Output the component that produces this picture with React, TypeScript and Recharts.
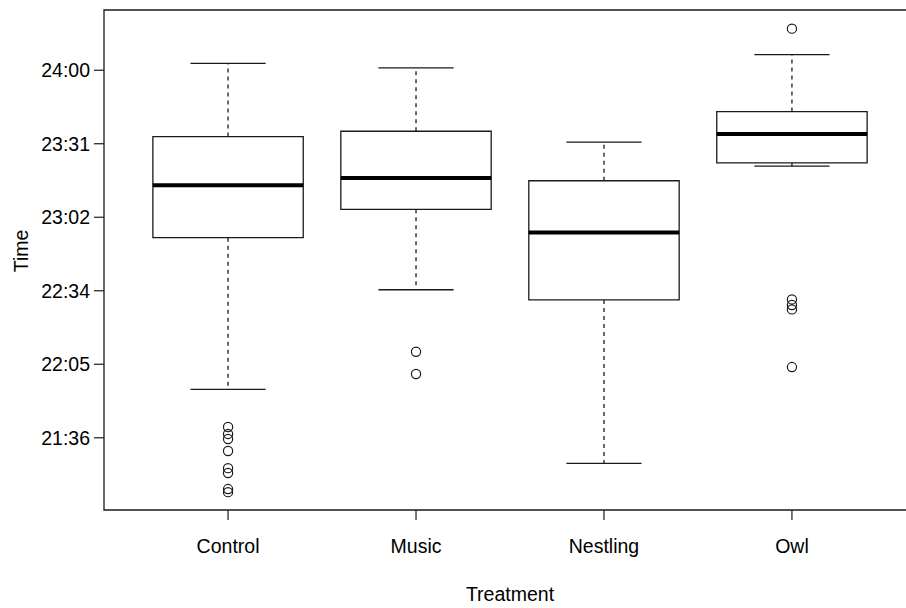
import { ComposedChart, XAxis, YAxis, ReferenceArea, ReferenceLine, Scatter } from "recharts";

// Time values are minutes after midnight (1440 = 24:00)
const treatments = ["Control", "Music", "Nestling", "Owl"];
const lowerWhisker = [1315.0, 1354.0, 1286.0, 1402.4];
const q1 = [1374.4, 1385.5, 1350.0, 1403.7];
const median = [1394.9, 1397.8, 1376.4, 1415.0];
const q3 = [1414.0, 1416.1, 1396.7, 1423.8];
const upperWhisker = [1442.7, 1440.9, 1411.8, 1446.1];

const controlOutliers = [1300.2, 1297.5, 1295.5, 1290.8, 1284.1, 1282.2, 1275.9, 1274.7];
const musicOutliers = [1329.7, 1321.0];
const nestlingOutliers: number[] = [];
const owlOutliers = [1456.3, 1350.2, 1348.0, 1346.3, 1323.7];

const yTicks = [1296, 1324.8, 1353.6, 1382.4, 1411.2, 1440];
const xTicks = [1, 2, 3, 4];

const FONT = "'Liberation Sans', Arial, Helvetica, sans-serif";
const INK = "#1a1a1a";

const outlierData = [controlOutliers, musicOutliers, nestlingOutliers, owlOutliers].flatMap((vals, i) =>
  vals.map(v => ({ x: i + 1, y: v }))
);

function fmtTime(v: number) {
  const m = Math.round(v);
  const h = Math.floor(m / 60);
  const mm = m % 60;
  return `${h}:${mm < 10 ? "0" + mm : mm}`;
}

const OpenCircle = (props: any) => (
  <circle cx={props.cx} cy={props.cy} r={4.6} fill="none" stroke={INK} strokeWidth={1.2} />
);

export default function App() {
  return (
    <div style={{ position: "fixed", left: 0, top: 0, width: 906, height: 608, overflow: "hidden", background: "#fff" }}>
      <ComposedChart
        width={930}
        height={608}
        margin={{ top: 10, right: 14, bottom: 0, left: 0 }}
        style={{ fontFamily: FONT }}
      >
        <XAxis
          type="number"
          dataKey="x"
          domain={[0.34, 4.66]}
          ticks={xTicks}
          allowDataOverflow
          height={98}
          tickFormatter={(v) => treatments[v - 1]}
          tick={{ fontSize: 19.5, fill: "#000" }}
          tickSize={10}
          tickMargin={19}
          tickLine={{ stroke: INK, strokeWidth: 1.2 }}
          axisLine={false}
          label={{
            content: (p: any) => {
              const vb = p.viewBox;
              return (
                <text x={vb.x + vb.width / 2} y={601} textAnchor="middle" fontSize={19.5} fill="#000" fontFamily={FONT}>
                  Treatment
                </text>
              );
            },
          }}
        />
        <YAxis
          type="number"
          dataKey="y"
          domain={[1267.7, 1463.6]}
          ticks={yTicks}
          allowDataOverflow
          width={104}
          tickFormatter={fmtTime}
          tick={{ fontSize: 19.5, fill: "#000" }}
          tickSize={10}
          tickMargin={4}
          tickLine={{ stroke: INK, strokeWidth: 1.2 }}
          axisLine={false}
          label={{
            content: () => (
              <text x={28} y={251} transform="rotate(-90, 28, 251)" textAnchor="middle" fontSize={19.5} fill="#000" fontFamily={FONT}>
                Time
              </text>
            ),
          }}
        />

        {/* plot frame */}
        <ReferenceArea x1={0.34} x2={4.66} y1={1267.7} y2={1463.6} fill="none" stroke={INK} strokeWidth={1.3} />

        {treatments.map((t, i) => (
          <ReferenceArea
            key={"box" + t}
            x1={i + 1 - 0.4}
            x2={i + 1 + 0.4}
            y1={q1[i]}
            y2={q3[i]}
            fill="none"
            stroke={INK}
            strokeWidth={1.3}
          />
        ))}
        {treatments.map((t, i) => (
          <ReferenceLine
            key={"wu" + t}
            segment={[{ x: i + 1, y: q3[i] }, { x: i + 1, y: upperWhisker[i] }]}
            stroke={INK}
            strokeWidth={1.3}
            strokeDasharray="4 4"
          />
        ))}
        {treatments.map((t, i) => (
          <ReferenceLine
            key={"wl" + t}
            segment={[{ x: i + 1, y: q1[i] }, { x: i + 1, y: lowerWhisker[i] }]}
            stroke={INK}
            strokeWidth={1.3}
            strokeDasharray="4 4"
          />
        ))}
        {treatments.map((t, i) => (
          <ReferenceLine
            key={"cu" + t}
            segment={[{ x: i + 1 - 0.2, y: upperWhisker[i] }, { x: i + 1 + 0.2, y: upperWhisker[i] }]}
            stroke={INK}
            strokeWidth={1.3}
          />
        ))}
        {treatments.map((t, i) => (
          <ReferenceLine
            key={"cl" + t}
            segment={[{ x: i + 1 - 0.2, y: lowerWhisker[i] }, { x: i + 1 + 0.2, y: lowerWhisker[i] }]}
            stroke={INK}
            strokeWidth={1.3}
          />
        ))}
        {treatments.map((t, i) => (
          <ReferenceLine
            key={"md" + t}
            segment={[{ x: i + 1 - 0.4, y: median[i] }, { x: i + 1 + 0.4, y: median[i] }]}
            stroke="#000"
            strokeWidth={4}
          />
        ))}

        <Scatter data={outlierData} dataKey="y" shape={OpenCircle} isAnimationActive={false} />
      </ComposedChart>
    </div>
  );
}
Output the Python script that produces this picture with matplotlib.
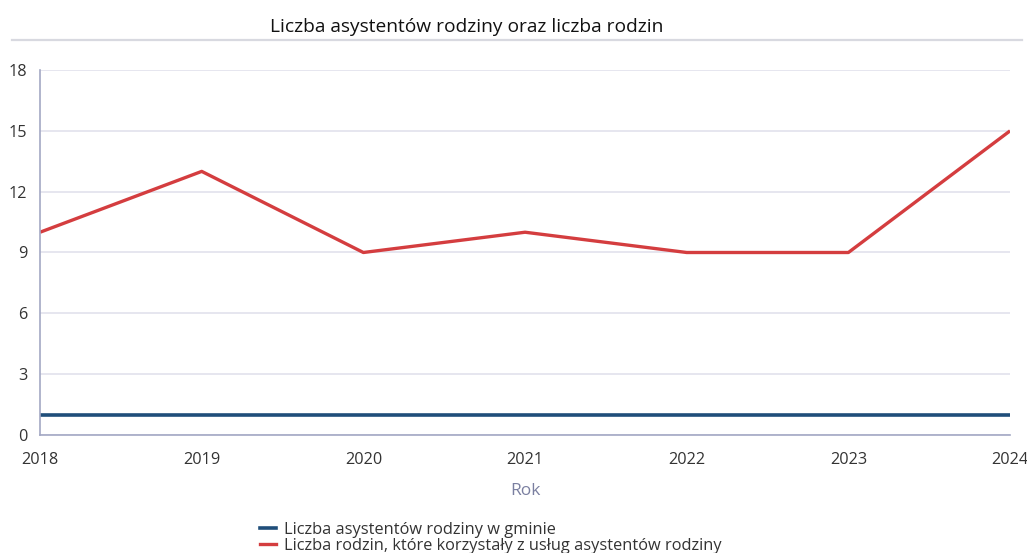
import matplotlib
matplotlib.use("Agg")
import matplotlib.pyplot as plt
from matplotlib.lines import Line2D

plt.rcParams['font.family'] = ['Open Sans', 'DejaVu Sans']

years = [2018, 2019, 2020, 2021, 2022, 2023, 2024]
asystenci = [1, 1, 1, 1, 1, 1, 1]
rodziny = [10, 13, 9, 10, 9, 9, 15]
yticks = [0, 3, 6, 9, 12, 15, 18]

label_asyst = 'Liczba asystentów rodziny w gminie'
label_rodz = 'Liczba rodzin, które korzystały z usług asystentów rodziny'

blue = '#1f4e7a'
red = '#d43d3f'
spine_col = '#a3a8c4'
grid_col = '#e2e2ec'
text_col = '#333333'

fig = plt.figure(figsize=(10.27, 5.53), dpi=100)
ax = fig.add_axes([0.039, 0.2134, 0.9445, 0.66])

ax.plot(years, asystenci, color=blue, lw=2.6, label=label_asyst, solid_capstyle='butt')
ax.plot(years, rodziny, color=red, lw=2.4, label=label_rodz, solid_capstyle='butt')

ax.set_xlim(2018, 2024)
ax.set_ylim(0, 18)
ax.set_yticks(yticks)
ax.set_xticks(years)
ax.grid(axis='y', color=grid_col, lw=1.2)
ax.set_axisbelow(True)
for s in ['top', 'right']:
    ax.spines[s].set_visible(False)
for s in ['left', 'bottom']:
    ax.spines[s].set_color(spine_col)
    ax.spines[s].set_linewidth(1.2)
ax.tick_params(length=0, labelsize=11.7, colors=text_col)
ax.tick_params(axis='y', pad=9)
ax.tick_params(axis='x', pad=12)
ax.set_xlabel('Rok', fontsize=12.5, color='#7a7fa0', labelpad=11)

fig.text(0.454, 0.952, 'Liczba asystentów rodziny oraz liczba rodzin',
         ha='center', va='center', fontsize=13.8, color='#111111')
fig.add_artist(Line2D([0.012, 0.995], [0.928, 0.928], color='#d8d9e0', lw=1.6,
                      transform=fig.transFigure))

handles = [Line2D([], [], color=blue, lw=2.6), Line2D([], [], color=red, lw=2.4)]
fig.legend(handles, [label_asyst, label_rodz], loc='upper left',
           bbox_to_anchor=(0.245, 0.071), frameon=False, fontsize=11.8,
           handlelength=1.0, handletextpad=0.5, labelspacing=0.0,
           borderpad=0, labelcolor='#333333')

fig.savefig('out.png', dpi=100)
■ ■ ■ ■ ■
Without including any pictures, reproduce the listing exactly.

Output the component that produces this picture with React, TypeScript and Recharts.
import { ComposedChart, XAxis, YAxis, ReferenceArea, ReferenceLine, Scatter } from "recharts";

// Time values are minutes after midnight (1440 = 24:00)
const treatments = ["Control", "Music", "Nestling", "Owl"];
const lowerWhisker = [1315.0, 1354.0, 1286.0, 1402.4];
const q1 = [1374.4, 1385.5, 1350.0, 1403.7];
const median = [1394.9, 1397.8, 1376.4, 1415.0];
const q3 = [1414.0, 1416.1, 1396.7, 1423.8];
const upperWhisker = [1442.7, 1440.9, 1411.8, 1446.1];

const controlOutliers = [1300.2, 1297.5, 1295.5, 1290.8, 1284.1, 1282.2, 1275.9, 1274.7];
const musicOutliers = [1329.7, 1321.0];
const nestlingOutliers: number[] = [];
const owlOutliers = [1456.3, 1350.2, 1348.0, 1346.3, 1323.7];

const yTicks = [1296, 1324.8, 1353.6, 1382.4, 1411.2, 1440];
const xTicks = [1, 2, 3, 4];

const FONT = "'Liberation Sans', Arial, Helvetica, sans-serif";
const INK = "#1a1a1a";

const outlierData = [controlOutliers, musicOutliers, nestlingOutliers, owlOutliers].flatMap((vals, i) =>
  vals.map(v => ({ x: i + 1, y: v }))
);

function fmtTime(v: number) {
  const m = Math.round(v);
  const h = Math.floor(m / 60);
  const mm = m % 60;
  return `${h}:${mm < 10 ? "0" + mm : mm}`;
}

const OpenCircle = (props: any) => (
  <circle cx={props.cx} cy={props.cy} r={4.6} fill="none" stroke={INK} strokeWidth={1.2} />
);

export default function App() {
  return (
    <div style={{ position: "fixed", left: 0, top: 0, width: 906, height: 608, overflow: "hidden", background: "#fff" }}>
      <ComposedChart
        width={930}
        height={608}
        margin={{ top: 10, right: 14, bottom: 0, left: 0 }}
        style={{ fontFamily: FONT }}
      >
        <XAxis
          type="number"
          dataKey="x"
          domain={[0.34, 4.66]}
          ticks={xTicks}
          allowDataOverflow
          height={98}
          tickFormatter={(v) => treatments[v - 1]}
          tick={{ fontSize: 19.5, fill: "#000" }}
          tickSize={10}
          tickMargin={19}
          tickLine={{ stroke: INK, strokeWidth: 1.2 }}
          axisLine={false}
          label={{
            content: (p: any) => {
              const vb = p.viewBox;
              return (
                <text x={vb.x + vb.width / 2} y={601} textAnchor="middle" fontSize={19.5} fill="#000" fontFamily={FONT}>
                  Treatment
                </text>
              );
            },
          }}
        />
        <YAxis
          type="number"
          dataKey="y"
          domain={[1267.7, 1463.6]}
          ticks={yTicks}
          allowDataOverflow
          width={104}
          tickFormatter={fmtTime}
          tick={{ fontSize: 19.5, fill: "#000" }}
          tickSize={10}
          tickMargin={4}
          tickLine={{ stroke: INK, strokeWidth: 1.2 }}
          axisLine={false}
          label={{
            content: () => (
              <text x={28} y={251} transform="rotate(-90, 28, 251)" textAnchor="middle" fontSize={19.5} fill="#000" fontFamily={FONT}>
                Time
              </text>
            ),
          }}
        />

        {/* plot frame */}
        <ReferenceArea x1={0.34} x2={4.66} y1={1267.7} y2={1463.6} fill="none" stroke={INK} strokeWidth={1.3} />

        {treatments.map((t, i) => (
          <ReferenceArea
            key={"box" + t}
            x1={i + 1 - 0.4}
            x2={i + 1 + 0.4}
            y1={q1[i]}
            y2={q3[i]}
            fill="none"
            stroke={INK}
            strokeWidth={1.3}
          />
        ))}
        {treatments.map((t, i) => (
          <ReferenceLine
            key={"wu" + t}
            segment={[{ x: i + 1, y: q3[i] }, { x: i + 1, y: upperWhisker[i] }]}
            stroke={INK}
            strokeWidth={1.3}
            strokeDasharray="4 4"
          />
        ))}
        {treatments.map((t, i) => (
          <ReferenceLine
            key={"wl" + t}
            segment={[{ x: i + 1, y: q1[i] }, { x: i + 1, y: lowerWhisker[i] }]}
            stroke={INK}
            strokeWidth={1.3}
            strokeDasharray="4 4"
          />
        ))}
        {treatments.map((t, i) => (
          <ReferenceLine
            key={"cu" + t}
            segment={[{ x: i + 1 - 0.2, y: upperWhisker[i] }, { x: i + 1 + 0.2, y: upperWhisker[i] }]}
            stroke={INK}
            strokeWidth={1.3}
          />
        ))}
        {treatments.map((t, i) => (
          <ReferenceLine
            key={"cl" + t}
            segment={[{ x: i + 1 - 0.2, y: lowerWhisker[i] }, { x: i + 1 + 0.2, y: lowerWhisker[i] }]}
            stroke={INK}
            strokeWidth={1.3}
          />
        ))}
        {treatments.map((t, i) => (
          <ReferenceLine
            key={"md" + t}
            segment={[{ x: i + 1 - 0.4, y: median[i] }, { x: i + 1 + 0.4, y: median[i] }]}
            stroke="#000"
            strokeWidth={4}
          />
        ))}

        <Scatter data={outlierData} dataKey="y" shape={OpenCircle} isAnimationActive={false} />
      </ComposedChart>
    </div>
  );
}
Output the Python script that produces this picture with matplotlib.
import matplotlib
matplotlib.use("Agg")
import matplotlib.pyplot as plt
from matplotlib.lines import Line2D

plt.rcParams['font.family'] = ['Open Sans', 'DejaVu Sans']

years = [2018, 2019, 2020, 2021, 2022, 2023, 2024]
asystenci = [1, 1, 1, 1, 1, 1, 1]
rodziny = [10, 13, 9, 10, 9, 9, 15]
yticks = [0, 3, 6, 9, 12, 15, 18]

label_asyst = 'Liczba asystentów rodziny w gminie'
label_rodz = 'Liczba rodzin, które korzystały z usług asystentów rodziny'

blue = '#1f4e7a'
red = '#d43d3f'
spine_col = '#a3a8c4'
grid_col = '#e2e2ec'
text_col = '#333333'

fig = plt.figure(figsize=(10.27, 5.53), dpi=100)
ax = fig.add_axes([0.039, 0.2134, 0.9445, 0.66])

ax.plot(years, asystenci, color=blue, lw=2.6, label=label_asyst, solid_capstyle='butt')
ax.plot(years, rodziny, color=red, lw=2.4, label=label_rodz, solid_capstyle='butt')

ax.set_xlim(2018, 2024)
ax.set_ylim(0, 18)
ax.set_yticks(yticks)
ax.set_xticks(years)
ax.grid(axis='y', color=grid_col, lw=1.2)
ax.set_axisbelow(True)
for s in ['top', 'right']:
    ax.spines[s].set_visible(False)
for s in ['left', 'bottom']:
    ax.spines[s].set_color(spine_col)
    ax.spines[s].set_linewidth(1.2)
ax.tick_params(length=0, labelsize=11.7, colors=text_col)
ax.tick_params(axis='y', pad=9)
ax.tick_params(axis='x', pad=12)
ax.set_xlabel('Rok', fontsize=12.5, color='#7a7fa0', labelpad=11)

fig.text(0.454, 0.952, 'Liczba asystentów rodziny oraz liczba rodzin',
         ha='center', va='center', fontsize=13.8, color='#111111')
fig.add_artist(Line2D([0.012, 0.995], [0.928, 0.928], color='#d8d9e0', lw=1.6,
                      transform=fig.transFigure))

handles = [Line2D([], [], color=blue, lw=2.6), Line2D([], [], color=red, lw=2.4)]
fig.legend(handles, [label_asyst, label_rodz], loc='upper left',
           bbox_to_anchor=(0.245, 0.071), frameon=False, fontsize=11.8,
           handlelength=1.0, handletextpad=0.5, labelspacing=0.0,
           borderpad=0, labelcolor='#333333')

fig.savefig('out.png', dpi=100)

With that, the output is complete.